Along with the daily active user metrics, Yaccarino also shared that X now has a record 550 million monthly active users. This would be up from the 541 million "monthly users" metric that Musk shared in a post in July.
It's unclear, however, just how much of the monthly active user growth has happened under Musk when compared to how the company was doing prior to his takeover. That's because in 2019, Twitter stopped reporting this number in favor of the daily active user metric. The company entered that year with 321 million monthly active users, the last publicly reported monthly active user metric directly from Twitter.

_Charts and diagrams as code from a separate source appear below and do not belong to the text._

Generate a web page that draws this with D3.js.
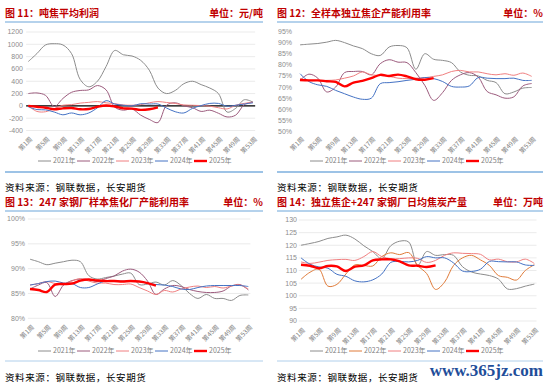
<!DOCTYPE html>
<html>
<head>
<meta charset="utf-8">
<script src="https://cdn.jsdelivr.net/npm/d3@7"></script>
<style>
  body { margin: 0; background: #fff; }
  svg { display: block; font-family: "Noto Sans CJK SC", "Noto Sans", sans-serif; }
</style>
</head>
<body>
<script>
// weeks sampled every two weeks, tick labels every four
var weeks = [1,3,5,7,9,11,13,15,17,19,21,23,25,27,29,31,33,35,37,39,41,43,45,47,49,51,53];
var tickWeeks = [1,5,9,13,17,21,25,29,33,37,41,45,49,53];
var years = ["2021年", "2022年", "2023年", "2024年", "2025年"];

// 图11 吨焦平均利润 (元/吨)
var profit2021 = [720,850,990,1010,990,850,430,310,400,640,900,830,810,740,580,290,200,250,360,400,345,290,200,-100,-40,100,60];
var profit2022 = [200,210,170,-10,120,220,250,260,330,260,-20,-70,-50,-150,-220,-270,10,50,0,-30,-90,-70,-120,-180,-150,20,60];
var profit2023 = [0,-90,-95,-45,10,20,45,57,70,50,35,15,10,20,50,70,55,40,15,10,5,-5,-30,-50,10,40,60];
var profit2024 = [-15,-60,-65,-100,-145,-115,-145,-115,-30,85,30,10,0,35,30,30,-35,-95,-115,-40,5,40,40,-5,10,30,50];
var profit2025 = [0,-15,-30,-55,-40,-35,-55,-50,-15,5,-10,-40,-45,-65,-55,-25];

// 图12 全样本独立焦企产能利用率 (%)
var indep2021 = [89,89.3,89.6,90.2,91,90,88.5,87.3,85,84.2,88,88.7,87.7,78,85,82.5,82,81,76.8,75.3,75,73,72,67,67.8,69.5,69.8];
var indep2022 = [73,75.8,74,67.8,70,76.5,77,77,75.5,80.5,82.3,81.2,81,76.5,70.8,64,67.5,73,75.5,76.5,74.5,68,66.5,65,65.6,70.5,71.6];
var indep2023 = [73.8,72.8,73,73,73.2,74,75,76.8,75.5,75.2,74.8,74,73.8,74,74.2,74.8,75.5,77,77.5,76.8,76.8,76,75.5,76,75.3,76.3,74.8];
var indep2024 = [76,72.5,71,70.3,68.5,67,65.5,64.5,65,71.5,72,72.4,73,73.5,74.3,73.8,72.5,70.3,70,70.5,74.3,74,73.8,73.8,74,73,73];
var indep2025 = [73.2,73,73,72.6,72.3,70.3,72,72.8,74,75.5,75,75.6,74.8,73.5,73.3,74];

// 图13 247家钢厂样本焦化厂产能利用率 (%)
var mill2021 = [91.9,91.4,90.8,91.1,91.4,91.7,91.4,88.6,87.9,88.2,88.5,88.9,89.1,86.8,86.9,87.3,86.7,87.6,86.6,85,84,84.8,84,84,83.6,84.6,84.7];
var mill2022 = [85.9,86.7,87.2,84.4,86.7,87.6,87.9,87.8,87.4,88,88.5,89.5,89.9,89.3,87.5,84.8,85.9,86.6,86.4,85.8,85.4,85.2,85.2,85.5,86.5,86.8,85.7];
var mill2023 = [86.7,87,87.4,87,86.8,87.5,88,87.5,87.1,87.1,86.8,86.8,86.9,86.2,85.5,84.8,85.6,85.3,85.9,86.3,86.5,86.2,86.4,86.1,86.5,86.7,85.9];
var mill2024 = [86.7,87,87.4,87.5,87.1,87,86.2,86.2,86.9,87.5,87.5,87.5,87.5,87.4,87.1,86.8,86.7,86.4,85.9,85.8,86.2,86.5,86.6,86.6,86.6,86.6,86.4];
var mill2025 = [85.9,85.7,85.3,86.8,86.9,87,87.6,87.8,87.6,87.5,87.5,87.4,87.5,87.4,87.1,86.6];

// 图14 独立焦企+247家钢厂日均焦炭产量 (万吨)
var output2021 = [120,120.7,121.5,122.7,123.3,124,122.5,119.8,117.5,114.7,119.8,121.6,121.3,112,117.5,116,116.3,116,111.5,109.4,108.6,108,106.6,102.7,102.8,103.8,104.6];
var output2022 = [106.5,109.3,110.5,103.8,104.5,108.6,112.2,112,111.8,115.5,117,116.3,117.1,112,108.8,102.5,105.4,112,115,116,114.2,112,108,107.3,106.2,110,112.3];
var output2023 = [113.4,112.8,113.3,114,114.3,114.4,114,115.5,117.5,115.5,114.7,114.7,115,114.8,113.2,114,116,117,116.8,116.7,116.4,114.2,114.5,113.5,113.4,114.5,112.8];
var output2024 = [115,112.5,111.4,110.9,108.5,107.7,105.9,105.5,106.3,108.6,113.2,113.6,113.4,114,115.5,115,115,113,109.8,109.6,110.5,113.6,113.5,113.4,113.4,112.2,112];
var output2025 = [112.3,111.9,110.9,111.8,111.6,109.8,111.5,112,114,114.4,114.4,113.6,112,111.9,111.4,112];

var colors = ["#8c8c8c", "#9c5b7d", "#f07f80", "#4472c4", "#ff0000"];

var svg = d3.select("body").append("svg")
    .attr("width", 550)
    .attr("height", 385);

function drawPanel(p) {
    var g = svg.append("g");

    // title row
    g.append("text")
        .attr("x", p.left).attr("y", p.titleY)
        .attr("fill", "#c00000").attr("font-size", 10).attr("font-weight", "bold")
        .text(p.title);
    g.append("text")
        .attr("x", p.right).attr("y", p.titleY)
        .attr("text-anchor", "end")
        .attr("fill", "#c00000").attr("font-size", 10).attr("font-weight", "bold")
        .text(p.unit);
    g.append("line")
        .attr("x1", p.left).attr("x2", p.right)
        .attr("y1", p.titleY + 5).attr("y2", p.titleY + 5)
        .attr("stroke", "#9dc3e6").attr("stroke-width", 1.5);

    var x = d3.scaleLinear().domain([1, 53]).range(p.xRange);
    var y = d3.scaleLinear().domain(p.yDomain).range(p.yRange);

    // gridlines
    if (p.grid) {
        g.selectAll(".grid").data(p.yTicks).enter().append("line")
            .attr("x1", x(0.5)).attr("x2", x(53.5))
            .attr("y1", d => y(d)).attr("y2", d => y(d))
            .attr("stroke", "#e6e6e6").attr("stroke-width", 0.8);
    }

    // y tick labels
    g.selectAll(".ylab").data(p.yTicks).enter().append("text")
        .attr("x", p.yLabelX).attr("y", d => y(d))
        .attr("dy", "0.35em")
        .attr("text-anchor", "end")
        .attr("fill", "#8c8c8c").attr("font-size", 7)
        .attr("font-family", "Liberation Sans, sans-serif")
        .text(p.fmt);

    // x tick labels, rotated
    g.selectAll(".xlab").data(tickWeeks).enter().append("text")
        .attr("transform", d => "translate(" + (x(d) + 3) + "," + p.xLabelY + ") rotate(-45)")
        .attr("text-anchor", "end")
        .attr("dy", "0.35em")
        .attr("fill", "#7f7f7f").attr("font-size", 6.5)
        .text(d => "第" + d + "周");

    if (p.zero) {
        g.append("line")
            .attr("x1", x(0.5)).attr("x2", x(53.5))
            .attr("y1", y(0)).attr("y2", y(0))
            .attr("stroke", "#000").attr("stroke-width", 1.3);
    }

    var line = d3.line()
        .x((d, i) => x(weeks[i]))
        .y(d => y(d))
        .curve(d3.curveCatmullRom.alpha(0.5));

    p.series.forEach(function (s, i) {
        g.append("path")
            .datum(s)
            .attr("fill", "none")
            .attr("stroke", p.colors[i])
            .attr("stroke-width", i == 4 ? 2.4 : 1)
            .attr("d", line);
    });

    // legend
    years.forEach(function (name, i) {
        var lx = p.left + 33 + i * 39;
        g.append("line")
            .attr("x1", lx).attr("x2", lx + 13)
            .attr("y1", p.legendY).attr("y2", p.legendY)
            .attr("stroke", p.colors[i]).attr("stroke-width", i == 4 ? 2.4 : 1);
        g.append("text")
            .attr("x", lx + 15).attr("y", p.legendY)
            .attr("dy", "0.35em")
            .attr("fill", "#7f7f7f").attr("font-size", 7)
            .text(name);
    });

    g.append("line")
        .attr("x1", p.left).attr("x2", p.right)
        .attr("y1", p.bottomY).attr("y2", p.bottomY)
        .attr("stroke", "#9dc3e6").attr("stroke-width", p.bottomW);

    g.append("text")
        .attr("x", p.left).attr("y", p.sourceY)
        .attr("fill", "#000").attr("font-size", 9.5)
        .attr("letter-spacing", 0.6)
        .text("资料来源：钢联数据，长安期货");
}

drawPanel({
    left: 5, right: 263, titleY: 17,
    title: "图 11：吨焦平均利润", unit: "单位：元/吨",
    xRange: [28.3, 253], yDomain: [-400, 1200], yRange: [130.5, 32],
    yTicks: [-400,-200,0,200,400,600,800,1000,1200], fmt: d => d, yLabelX: 23,
    grid: true, zero: true, xLabelY: 138, legendY: 161, bottomY: 172, bottomW: 2, sourceY: 191,
    colors: colors,
    series: [profit2021, profit2022, profit2023, profit2024, profit2025]
});

drawPanel({
    left: 277, right: 543, titleY: 17,
    title: "图 12：全样本独立焦企产能利用率", unit: "单位：%",
    xRange: [300, 531.7], yDomain: [50, 95], yRange: [131.5, 31.5],
    yTicks: [50,55,60,65,70,75,80,85,90,95], fmt: d => d + "%", yLabelX: 292,
    grid: false, zero: false, xLabelY: 138, legendY: 161, bottomY: 172, bottomW: 2, sourceY: 191,
    colors: colors,
    series: [indep2021, indep2022, indep2023, indep2024, indep2025]
});

drawPanel({
    left: 5, right: 263, titleY: 206,
    title: "图 13：247 家钢厂样本焦化厂产能利用率", unit: "单位：%",
    xRange: [30, 248.3], yDomain: [80, 100], yRange: [318.3, 219],
    yTicks: [80,85,90,95,100], fmt: d => d + "%", yLabelX: 25,
    grid: true, zero: false, xLabelY: 326, legendY: 351, bottomY: 361, bottomW: 0.8, sourceY: 381,
    colors: colors,
    series: [mill2021, mill2022, mill2023, mill2024, mill2025]
});

drawPanel({
    left: 277, right: 543, titleY: 206,
    title: "图 14：独立焦企+247 家钢厂日均焦炭产量", unit: "单位：万吨",
    xRange: [301, 534.3], yDomain: [90, 130], yRange: [321, 220],
    yTicks: [90,95,100,105,110,115,120,125,130], fmt: d => d, yLabelX: 297,
    grid: true, zero: false, xLabelY: 329, legendY: 351, bottomY: 361, bottomW: 0.8, sourceY: 381,
    colors: ["#8c8c8c", "#e07b39", "#f07f80", "#4472c4", "#ff0000"],
    series: [output2021, output2022, output2023, output2024, output2025]
});

// site watermark, bottom right
svg.append("text")
    .attr("x", 543).attr("y", 376)
    .attr("text-anchor", "end")
    .attr("fill", "#1f4e9a").attr("font-size", 17).attr("font-weight", "bold")
    .attr("font-family", "Liberation Serif, serif")
    .text("www.365jz.com");
</script>
</body>
</html>
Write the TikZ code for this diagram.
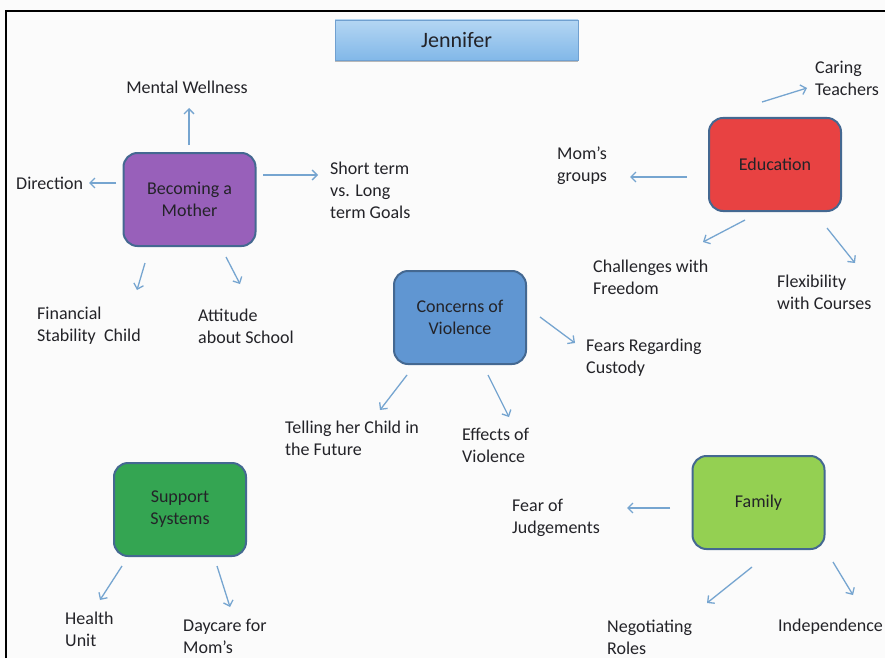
\documentclass[tikz,border=0pt]{standalone}
\usepackage{fontspec}
\setmainfont{Carlito}
\usetikzlibrary{arrows.meta,shadows}

\definecolor{paper}{RGB}{251,251,251}
\definecolor{ink}{RGB}{35,35,40}
\definecolor{edge}{RGB}{68,104,145}
\definecolor{arrowblue}{RGB}{118,165,208}
\definecolor{motherfill}{RGB}{152,96,186}
\definecolor{edufill}{RGB}{232,66,66}
\definecolor{violfill}{RGB}{96,150,210}
\definecolor{supportfill}{RGB}{52,165,82}
\definecolor{familyfill}{RGB}{148,208,82}
\definecolor{titletop}{RGB}{180,214,243}
\definecolor{titlebot}{RGB}{130,184,232}
\definecolor{titleedge}{RGB}{112,160,208}

\tikzset{
  topicbox/.style={draw=edge, line width=2pt, rounded corners=14pt,
    minimum width=132pt, minimum height=93pt, align=center,
    text=ink, font=\fontsize{18}{22}\selectfont},
  leaf/.style={anchor=west, align=left, text=ink,
    font=\fontsize{18}{22}\selectfont, inner sep=0pt},
  link/.style={draw=arrowblue, line width=1.3pt,
    -{Straight Barb[length=5pt,width=10pt,line width=1.3pt]}},
}

\begin{document}
\begin{tikzpicture}[x=1pt,y=-1pt]
  % page and frame
  \fill[paper] (0,0) rectangle (885,658);
  \useasboundingbox (0,0) rectangle (885,658);
  \draw[black, line width=2pt] (6,658) -- (6,11) -- (885,11);

  % title
  \node[draw=titleedge, line width=0.8pt, top color=titletop, bottom color=titlebot,
        minimum width=243pt, minimum height=40pt, text=ink,
        font=\fontsize{22}{26}\selectfont,
        drop shadow={shadow xshift=0pt, shadow yshift=-2.5pt, fill=black!45, opacity=0.6}]
        (title) at (456.5,40) {Jennifer};

  % topic boxes
  \node[topicbox, fill=motherfill]  (mother)  at (189.5,199.5) {Becoming a\\Mother};
  \node[topicbox, fill=edufill]     (edu)     at (775,164.5)   {Education};
  \node[topicbox, fill=violfill]    (viol)    at (460,317.5)   {Concerns of\\Violence};
  \node[topicbox, fill=supportfill] (support) at (180,509.5)   {Support\\Systems};
  \node[topicbox, fill=familyfill]  (family)  at (758.5,502.5) {Family};

  % leaf labels
  \node[text=ink, font=\fontsize{18}{22}\selectfont, inner sep=0pt] (wellness) at (187,87) {Mental Wellness};
  \node[leaf] (direction) at (16,183) {Direction};
  \node[leaf] (goals)     at (330,190) {Short term\\vs. Long\\term Goals};
  \node[leaf] (finance)   at (37,326) {Financial\\Stability\ \ Child};
  \node[leaf] (attitude)  at (198,326) {Attitude\\about School};
  \node[leaf] (teachers)  at (815,78) {Caring\\Teachers};
  \node[leaf] (groups)    at (557,166) {Mom’s\\groups};
  \node[leaf] (freedom)   at (593,277) {Challenges with\\Freedom};
  \node[leaf] (courses)   at (777,292) {Flexibility\\with Courses};
  \node[leaf] (custody)   at (586,358) {Fears Regarding\\Custody};
  \node[leaf] (telling)   at (285,438) {Telling her Child in\\the Future};
  \node[leaf] (effects)   at (462,445) {Effects of\\Violence};
  \node[leaf] (health)    at (65,629) {Health\\Unit};
  \node[leaf] (daycare)   at (183,636) {Daycare for\\Mom’s};
  \node[leaf] (judge)     at (512,518) {Fear of\\Judgements};
  \node[leaf] (roles)     at (607,637) {Negotiating\\Roles};
  \node[leaf] (indep)     at (778,627) {Independence};

  % arrow end points
  \coordinate (m1a) at (189,145); \coordinate (m1b) at (189,108);
  \coordinate (m2a) at (116,183); \coordinate (m2b) at (89,183);
  \coordinate (m3a) at (263,175); \coordinate (m3b) at (318,175);
  \coordinate (m4a) at (145,263); \coordinate (m4b) at (137,290);
  \coordinate (m5a) at (226,257); \coordinate (m5b) at (240,284);
  \coordinate (e1a) at (762,102); \coordinate (e1b) at (807,88);
  \coordinate (e2a) at (687,177); \coordinate (e2b) at (630,177);
  \coordinate (e3a) at (745,220); \coordinate (e3b) at (703,242);
  \coordinate (e4a) at (827,228); \coordinate (e4b) at (855,263);
  \coordinate (v1a) at (540,317); \coordinate (v1b) at (575,343);
  \coordinate (v2a) at (407,375); \coordinate (v2b) at (380,410);
  \coordinate (v3a) at (488,375); \coordinate (v3b) at (509,417);
  \coordinate (s1a) at (122,566); \coordinate (s1b) at (100,600);
  \coordinate (s2a) at (217,566); \coordinate (s2b) at (230,607);
  \coordinate (f1a) at (670,508); \coordinate (f1b) at (627,508);
  \coordinate (f2a) at (752,567); \coordinate (f2b) at (707,603);
  \coordinate (f3a) at (833,562); \coordinate (f3b) at (853,595);

  % connectors
  \foreach \p in {m1,m2,m3,m4,m5,e1,e2,e3,e4,v1,v2,v3,s1,s2,f1,f2,f3}
    \draw[link] (\p a) -- (\p b);
\end{tikzpicture}
\end{document}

It should be noted that Musk has shifted away from both the daily and monthly active user numbers in favor of "unregretted user minutes," a metric seemingly made-up by Musk.
Indeed. I used Twitter to get on-the-ground reporting for incidents important to me. Since they moved to requiring being signed in to search hashtags, I’ve switched to other, less timely sources instead. It’s a shame, because you can’t use X for what Twitter was originally designed to provide.
What are you using now?
A combination of Lemmy, Mastodon, Google News and focused news blogs (by geography or topic).
I should probably go back to using an RSS reader like I did before Twitter.
Google News has really dropped in quality over the past few phones I've used it on. The kind of shit they put in my feed just keeps coming back after specifically telling it I want to see fewer things like this. That "feature" is a complete failure, and probably just a Close Door button in an elevator.
I'd stick to the AP News and Reuters apps but they're both broken in different ways.